Starting at the first line of the listing below, retype each line up to and including the one that contains "(acctext) at (267,200)". Leave pictures out.

• _Dataset excerpt_:
start

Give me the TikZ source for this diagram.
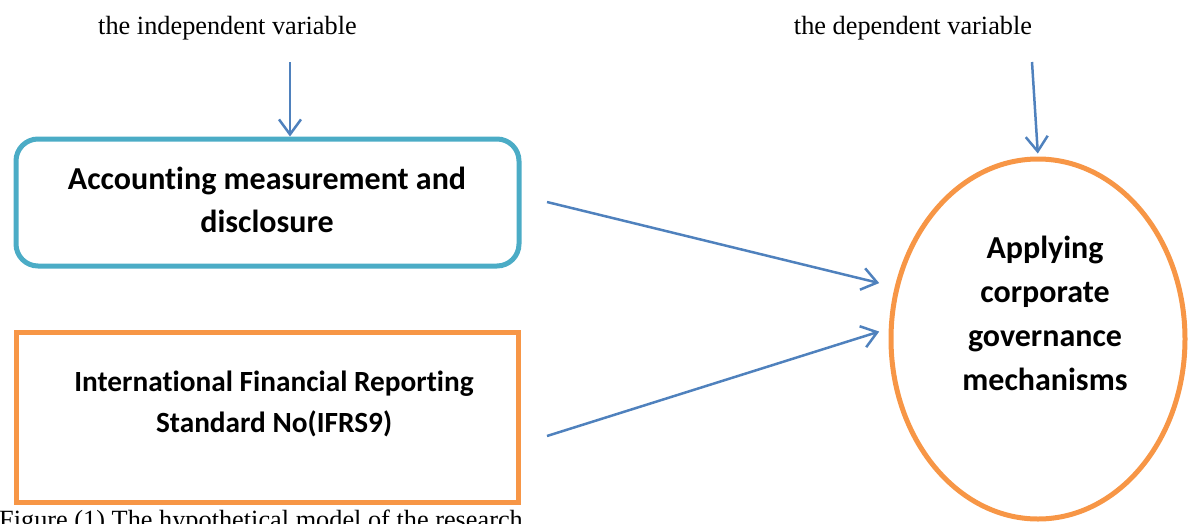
\documentclass[tikz,border=0pt]{standalone}
\usepackage{fontspec}
\setmainfont{Liberation Serif}
\newfontfamily\calibri[Ligatures={NoCommon}]{Carlito}
\usetikzlibrary{arrows.meta,shapes.geometric}

\definecolor{arrowblue}{HTML}{4F81BD}
\definecolor{boxcyan}{HTML}{4BACC6}
\definecolor{boxorange}{HTML}{F79646}

\tikzset{
  varlabel/.style={font=\fontsize{26.3}{30}\selectfont, inner sep=0pt, anchor=base},
  boldtext/.style 2 args={font=\calibri\bfseries\fontsize{#1}{#2}\selectfont, align=center, inner sep=0pt},
  accbox/.style={draw=boxcyan, line width=5pt, rounded corners=22pt},
  ifrsbox/.style={draw=boxorange, line width=5pt},
  govellipse/.style={draw=boxorange, line width=5pt, ellipse, inner sep=0pt},
  link/.style={draw=arrowblue, line width=2.5pt,
    -{Straight Barb[length=15pt, width=22pt, line width=2.5pt]}},
}

\begin{document}
\begin{tikzpicture}[x=1pt, y=-1pt]
  \useasboundingbox (0,0) rectangle (1189,523);
  \clip (0,0) rectangle (1189,523);

  % variable labels
  \node[varlabel] (indep) at (227.5,34) {the independent variable};
  \node[varlabel] (dep) at (913,34) {the dependent variable};

  % independent variables
  \node[accbox, minimum width=503pt, minimum height=127pt] (acc) at (267.5,202.5) {};
  \node[boldtext={32}{43}] (acctext) at (267,200) {Accounting measurement and\\disclosure};

  \node[ifrsbox, minimum width=502pt, minimum height=170pt] (ifrs) at (267.5,417.5) {};
  \node[boldtext={29.3}{41}] (ifrstext) at (274,404) {International Financial Reporting\\Standard No(IFRS9)};

  % dependent variable
  \node[govellipse, minimum width=294pt, minimum height=360pt] (gov) at (1038,339) {};
  \node[boldtext={32}{44}] (govtext) at (1045,313) {Applying\\corporate\\governance\\mechanisms};

  % caption
  \node[font=\fontsize{26.3}{30}\selectfont, inner sep=0pt, anchor=base west] (cap) at (-1,528)
    {Figure (1) The hypothetical model of the research};

  % connectors
  \coordinate (s1) at (290,62);
  \coordinate (s2) at (1032,62);
  \coordinate (s3) at (547,202);
  \coordinate (s4) at (547,436);

  \draw[link] (s1) -- (s1 |- acc.north);
  \draw[link, shorten >=3pt] (s2) -- (gov.north);
  \draw[link, shorten >=16pt] (s3) -- (gov.160.9);
  \draw[link, shorten >=10pt] (s4) -- (gov.176.8);
\end{tikzpicture}
\end{document}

end

• _Result for this exercise_:
Give me the TikZ source for this diagram.
\documentclass[tikz,border=0pt]{standalone}
\usepackage{fontspec}
\setmainfont{Liberation Serif}
\newfontfamily\calibri[Ligatures={NoCommon}]{Carlito}
\usetikzlibrary{arrows.meta,shapes.geometric}

\definecolor{arrowblue}{HTML}{4F81BD}
\definecolor{boxcyan}{HTML}{4BACC6}
\definecolor{boxorange}{HTML}{F79646}

\tikzset{
  varlabel/.style={font=\fontsize{26.3}{30}\selectfont, inner sep=0pt, anchor=base},
  boldtext/.style 2 args={font=\calibri\bfseries\fontsize{#1}{#2}\selectfont, align=center, inner sep=0pt},
  accbox/.style={draw=boxcyan, line width=5pt, rounded corners=22pt},
  ifrsbox/.style={draw=boxorange, line width=5pt},
  govellipse/.style={draw=boxorange, line width=5pt, ellipse, inner sep=0pt},
  link/.style={draw=arrowblue, line width=2.5pt,
    -{Straight Barb[length=15pt, width=22pt, line width=2.5pt]}},
}

\begin{document}
\begin{tikzpicture}[x=1pt, y=-1pt]
  \useasboundingbox (0,0) rectangle (1189,523);
  \clip (0,0) rectangle (1189,523);

  % variable labels
  \node[varlabel] (indep) at (227.5,34) {the independent variable};
  \node[varlabel] (dep) at (913,34) {the dependent variable};

  % independent variables
  \node[accbox, minimum width=503pt, minimum height=127pt] (acc) at (267.5,202.5) {};
  \node[boldtext={32}{43}] (acctext) at (267,200) {Accounting measurement and\\disclosure};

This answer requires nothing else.